巻末に研究者を志す人に向けた「研究法雑則」という100ヶ条が付録としてつけられていて、今にも通じる名言、至言ともいうべきものがあります。アトランダムに、少しばかり引用して、その後に「西海岸。」の感想をつけたしてみましょう。

第83条 書籍を自分で購入する費用をおしんではならぬ。日本の図書館は一般に貧弱であるし、僻地にあって頼ることのできるのは書籍だけという場合が多い。
(西海岸。:本書の著者は、執筆時は山梨大学教授で、その後、京都大学理学部教授に転じている。山梨を僻地というと失礼にあたるだろうが、総じて日本の図書館が充実している訳ではない。今や、ネットで何でも調べられるという幻想がある。しかし、この本を当時学生時代に買って持ち続けていなかったら、こうやって紹介もできなかった。)

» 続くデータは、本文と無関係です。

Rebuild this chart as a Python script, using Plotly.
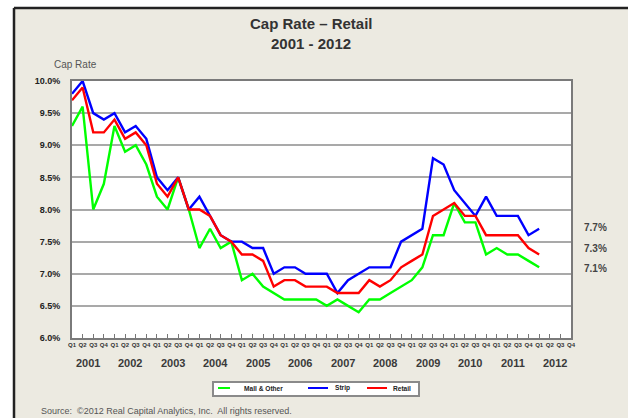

第102条 書くことが出来る程度にならなければある言語に習熟しているとは言えない。書ける言葉の会話は少しの練習で上達するが、言葉が話せても読んだり書いたりが容易にできるとは限らない。
(西海岸。:語学上達の永遠の課題ですね。一時期、仕事の都合でドイツに滞在した際に、挨拶程度の片言のドイツ語は話せるようになっても、書くのはまったく駄目でした。同様に現地の秘書やテクニシャンは、流暢に英語を話すのだが、書かせるとやはり駄目。それにしても、余計なお世話かもしれないが、漢字の読めない指導者を持った国民は、哀れだし、ワープロに頼りすぎて、漢字がほとんど手書きできなくなってしまった「西海岸。」も情けない。)

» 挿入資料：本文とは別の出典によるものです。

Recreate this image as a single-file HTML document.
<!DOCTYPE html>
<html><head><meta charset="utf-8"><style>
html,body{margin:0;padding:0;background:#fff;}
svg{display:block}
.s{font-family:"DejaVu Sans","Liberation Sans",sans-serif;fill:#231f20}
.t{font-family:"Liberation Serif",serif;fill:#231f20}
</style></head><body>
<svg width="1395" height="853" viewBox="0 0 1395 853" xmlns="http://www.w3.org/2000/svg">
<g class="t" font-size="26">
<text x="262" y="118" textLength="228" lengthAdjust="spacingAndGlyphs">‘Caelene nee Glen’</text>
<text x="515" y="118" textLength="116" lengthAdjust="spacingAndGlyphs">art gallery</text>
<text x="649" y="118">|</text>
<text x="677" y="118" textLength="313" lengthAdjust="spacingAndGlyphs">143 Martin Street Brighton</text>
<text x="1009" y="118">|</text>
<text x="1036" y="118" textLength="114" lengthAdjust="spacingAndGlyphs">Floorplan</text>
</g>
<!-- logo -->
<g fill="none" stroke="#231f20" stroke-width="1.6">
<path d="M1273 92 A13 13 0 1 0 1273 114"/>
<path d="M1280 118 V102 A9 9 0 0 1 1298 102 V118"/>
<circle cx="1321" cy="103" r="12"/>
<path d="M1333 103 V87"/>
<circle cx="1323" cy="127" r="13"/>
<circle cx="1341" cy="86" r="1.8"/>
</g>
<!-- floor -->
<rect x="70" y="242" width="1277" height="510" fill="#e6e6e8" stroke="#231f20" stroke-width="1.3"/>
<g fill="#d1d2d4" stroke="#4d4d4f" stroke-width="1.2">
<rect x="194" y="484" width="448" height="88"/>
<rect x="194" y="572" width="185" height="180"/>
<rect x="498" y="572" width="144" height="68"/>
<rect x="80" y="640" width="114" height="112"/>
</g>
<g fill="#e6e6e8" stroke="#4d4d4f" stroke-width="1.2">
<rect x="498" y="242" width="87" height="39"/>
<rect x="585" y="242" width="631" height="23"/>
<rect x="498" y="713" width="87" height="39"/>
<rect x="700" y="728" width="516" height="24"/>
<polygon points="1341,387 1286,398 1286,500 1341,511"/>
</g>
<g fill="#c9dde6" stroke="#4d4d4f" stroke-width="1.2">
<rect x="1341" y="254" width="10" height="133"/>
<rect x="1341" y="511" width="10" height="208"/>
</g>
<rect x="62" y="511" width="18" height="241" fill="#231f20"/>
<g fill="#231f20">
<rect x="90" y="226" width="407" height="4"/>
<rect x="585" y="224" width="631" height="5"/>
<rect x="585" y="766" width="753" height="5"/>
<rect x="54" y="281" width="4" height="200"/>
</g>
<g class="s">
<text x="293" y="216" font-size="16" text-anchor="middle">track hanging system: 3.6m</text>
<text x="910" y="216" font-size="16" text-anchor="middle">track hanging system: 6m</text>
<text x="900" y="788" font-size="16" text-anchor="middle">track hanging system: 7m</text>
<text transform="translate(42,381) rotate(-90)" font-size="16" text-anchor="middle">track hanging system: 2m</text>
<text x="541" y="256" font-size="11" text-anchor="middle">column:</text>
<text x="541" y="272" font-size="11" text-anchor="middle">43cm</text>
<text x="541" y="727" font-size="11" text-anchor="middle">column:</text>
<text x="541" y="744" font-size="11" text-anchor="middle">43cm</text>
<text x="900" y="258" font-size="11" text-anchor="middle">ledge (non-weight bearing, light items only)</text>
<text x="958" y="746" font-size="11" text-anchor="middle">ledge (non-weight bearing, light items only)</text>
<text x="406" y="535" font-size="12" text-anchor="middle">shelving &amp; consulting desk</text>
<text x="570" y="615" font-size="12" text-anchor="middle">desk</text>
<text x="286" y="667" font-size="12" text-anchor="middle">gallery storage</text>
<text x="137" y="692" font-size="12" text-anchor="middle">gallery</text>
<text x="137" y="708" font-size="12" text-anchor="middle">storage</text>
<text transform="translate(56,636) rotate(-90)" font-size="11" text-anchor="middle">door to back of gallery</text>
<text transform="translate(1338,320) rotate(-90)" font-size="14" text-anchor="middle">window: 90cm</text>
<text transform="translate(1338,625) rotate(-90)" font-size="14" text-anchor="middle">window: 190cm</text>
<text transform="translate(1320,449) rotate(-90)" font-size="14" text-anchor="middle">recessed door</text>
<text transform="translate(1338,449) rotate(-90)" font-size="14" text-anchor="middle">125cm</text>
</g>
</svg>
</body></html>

第88条 文献をしらべる前、あるいはその途上で自分一人で研究対象についての問題を100ほど設定して見よ。思いつかないようなら君の生物学の勉強が足りないのであり、その大部分が文献にあるようなら君の学問はとらわれすぎている。
(西海岸。:自分では、この実践を行ったことがないので、書き写していても恥ずかしいばかりです。まさに入試シーズンも終わりですが、答えの決まっている問題に答えるだけの勉強は、大学入試までで終わりにしたいものです。)

第86条 読書をする際にはその大意や重要なところを書きぬく読書ノートを作れ。たとえ自己が所有している本についてもそうである。時間がかかると思うかもしれないが、ノートをとるよりも速く理解したり覚えたりすることはできぬものである。
(西海岸。:著者は、1974年に亡くなったそうなので、今のコピペ大学生の現状を見ると、どういう感想を持たれたであろうか。)

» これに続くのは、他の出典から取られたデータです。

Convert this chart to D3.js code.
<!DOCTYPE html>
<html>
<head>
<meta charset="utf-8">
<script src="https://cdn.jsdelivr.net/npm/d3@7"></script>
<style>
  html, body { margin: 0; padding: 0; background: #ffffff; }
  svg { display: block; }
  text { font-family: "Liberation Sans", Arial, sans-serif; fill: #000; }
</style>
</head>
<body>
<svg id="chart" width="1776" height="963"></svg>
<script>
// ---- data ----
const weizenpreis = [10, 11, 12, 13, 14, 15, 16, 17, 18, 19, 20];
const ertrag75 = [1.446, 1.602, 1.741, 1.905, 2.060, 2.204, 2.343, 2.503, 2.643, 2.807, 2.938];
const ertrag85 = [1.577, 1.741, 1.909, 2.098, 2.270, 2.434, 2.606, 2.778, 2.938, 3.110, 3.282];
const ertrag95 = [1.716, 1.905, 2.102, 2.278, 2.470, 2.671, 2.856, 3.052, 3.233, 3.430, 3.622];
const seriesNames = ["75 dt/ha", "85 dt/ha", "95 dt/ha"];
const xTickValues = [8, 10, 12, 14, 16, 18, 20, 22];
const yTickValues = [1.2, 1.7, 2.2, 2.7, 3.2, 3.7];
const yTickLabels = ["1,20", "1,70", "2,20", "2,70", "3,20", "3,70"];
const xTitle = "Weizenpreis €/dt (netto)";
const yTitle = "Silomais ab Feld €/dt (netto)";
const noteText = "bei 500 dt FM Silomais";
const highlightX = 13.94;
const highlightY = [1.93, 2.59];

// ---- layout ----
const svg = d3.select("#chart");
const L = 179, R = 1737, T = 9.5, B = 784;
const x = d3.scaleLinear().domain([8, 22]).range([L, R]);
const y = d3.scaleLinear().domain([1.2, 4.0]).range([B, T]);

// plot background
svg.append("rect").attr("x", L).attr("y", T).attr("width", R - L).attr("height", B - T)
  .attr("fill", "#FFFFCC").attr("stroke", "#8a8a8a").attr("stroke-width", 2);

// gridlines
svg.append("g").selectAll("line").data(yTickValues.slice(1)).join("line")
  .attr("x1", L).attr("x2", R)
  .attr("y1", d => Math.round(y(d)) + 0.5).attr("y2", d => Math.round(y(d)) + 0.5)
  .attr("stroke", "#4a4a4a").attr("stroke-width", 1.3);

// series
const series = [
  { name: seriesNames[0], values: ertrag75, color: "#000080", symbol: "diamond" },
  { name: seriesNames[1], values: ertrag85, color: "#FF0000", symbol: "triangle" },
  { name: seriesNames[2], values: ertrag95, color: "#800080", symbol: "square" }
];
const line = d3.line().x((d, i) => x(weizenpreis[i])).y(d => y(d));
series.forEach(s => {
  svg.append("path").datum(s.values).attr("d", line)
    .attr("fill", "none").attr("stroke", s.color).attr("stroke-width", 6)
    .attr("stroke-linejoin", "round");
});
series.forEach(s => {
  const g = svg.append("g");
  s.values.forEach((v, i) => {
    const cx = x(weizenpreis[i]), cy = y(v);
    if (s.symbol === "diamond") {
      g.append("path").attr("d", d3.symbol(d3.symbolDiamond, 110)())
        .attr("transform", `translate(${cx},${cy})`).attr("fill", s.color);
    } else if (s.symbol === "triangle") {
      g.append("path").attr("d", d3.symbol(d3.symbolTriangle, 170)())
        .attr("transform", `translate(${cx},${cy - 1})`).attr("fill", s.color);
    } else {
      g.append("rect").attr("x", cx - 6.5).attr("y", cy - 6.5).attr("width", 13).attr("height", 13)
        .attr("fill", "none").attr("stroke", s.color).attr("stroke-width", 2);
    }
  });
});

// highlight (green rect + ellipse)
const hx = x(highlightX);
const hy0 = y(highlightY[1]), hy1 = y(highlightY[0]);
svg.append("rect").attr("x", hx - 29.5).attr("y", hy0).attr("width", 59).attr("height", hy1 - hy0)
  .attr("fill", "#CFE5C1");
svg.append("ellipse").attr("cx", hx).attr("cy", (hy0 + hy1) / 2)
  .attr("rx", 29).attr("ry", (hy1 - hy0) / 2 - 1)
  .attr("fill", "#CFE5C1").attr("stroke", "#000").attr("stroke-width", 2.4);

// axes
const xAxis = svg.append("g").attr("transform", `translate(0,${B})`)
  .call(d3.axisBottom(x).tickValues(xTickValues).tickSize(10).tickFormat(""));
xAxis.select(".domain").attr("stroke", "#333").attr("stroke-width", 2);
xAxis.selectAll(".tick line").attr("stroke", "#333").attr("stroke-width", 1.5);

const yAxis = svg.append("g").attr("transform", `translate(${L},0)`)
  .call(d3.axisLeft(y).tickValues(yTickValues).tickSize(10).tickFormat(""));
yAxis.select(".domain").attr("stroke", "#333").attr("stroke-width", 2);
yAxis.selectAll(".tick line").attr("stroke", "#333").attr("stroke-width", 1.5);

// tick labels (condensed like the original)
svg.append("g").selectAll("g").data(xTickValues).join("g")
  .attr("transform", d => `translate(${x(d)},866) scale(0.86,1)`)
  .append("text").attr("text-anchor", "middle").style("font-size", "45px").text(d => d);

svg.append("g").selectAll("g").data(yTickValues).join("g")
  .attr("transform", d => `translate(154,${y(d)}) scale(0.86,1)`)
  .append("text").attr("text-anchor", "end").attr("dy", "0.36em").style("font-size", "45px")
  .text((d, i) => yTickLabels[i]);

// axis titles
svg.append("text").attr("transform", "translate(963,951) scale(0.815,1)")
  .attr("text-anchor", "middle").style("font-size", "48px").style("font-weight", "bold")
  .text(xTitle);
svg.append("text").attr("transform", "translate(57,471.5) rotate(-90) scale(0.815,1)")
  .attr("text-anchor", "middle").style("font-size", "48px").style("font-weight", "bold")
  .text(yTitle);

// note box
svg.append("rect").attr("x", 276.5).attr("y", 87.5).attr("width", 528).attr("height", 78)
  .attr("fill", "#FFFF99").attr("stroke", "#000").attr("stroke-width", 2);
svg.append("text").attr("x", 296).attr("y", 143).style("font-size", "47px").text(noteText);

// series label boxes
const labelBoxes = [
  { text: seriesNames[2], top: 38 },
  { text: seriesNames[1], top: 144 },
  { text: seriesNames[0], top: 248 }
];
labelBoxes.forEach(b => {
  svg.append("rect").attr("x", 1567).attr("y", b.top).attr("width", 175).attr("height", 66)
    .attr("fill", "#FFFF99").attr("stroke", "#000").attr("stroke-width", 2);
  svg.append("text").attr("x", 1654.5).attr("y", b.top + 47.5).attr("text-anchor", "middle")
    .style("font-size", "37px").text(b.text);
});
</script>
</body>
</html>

第78条 研究用の記録ノート(Protokoll)を一冊(!)用意し、日付、実験計画、気温、データ、運算までをことごとくそれに書け。別々の紙片を用いてはならぬ。
(西海岸。:実験研究者にとっては当たり前のことであるにも関わらず、守らずデータ改ざん、捏造が頻発するのも残念だが、記録をとらずに体外受精卵を扱うような医師は論外。)

 春は卒業、就職、異動の季節になりますが、本欄でまた、お会いしましょう。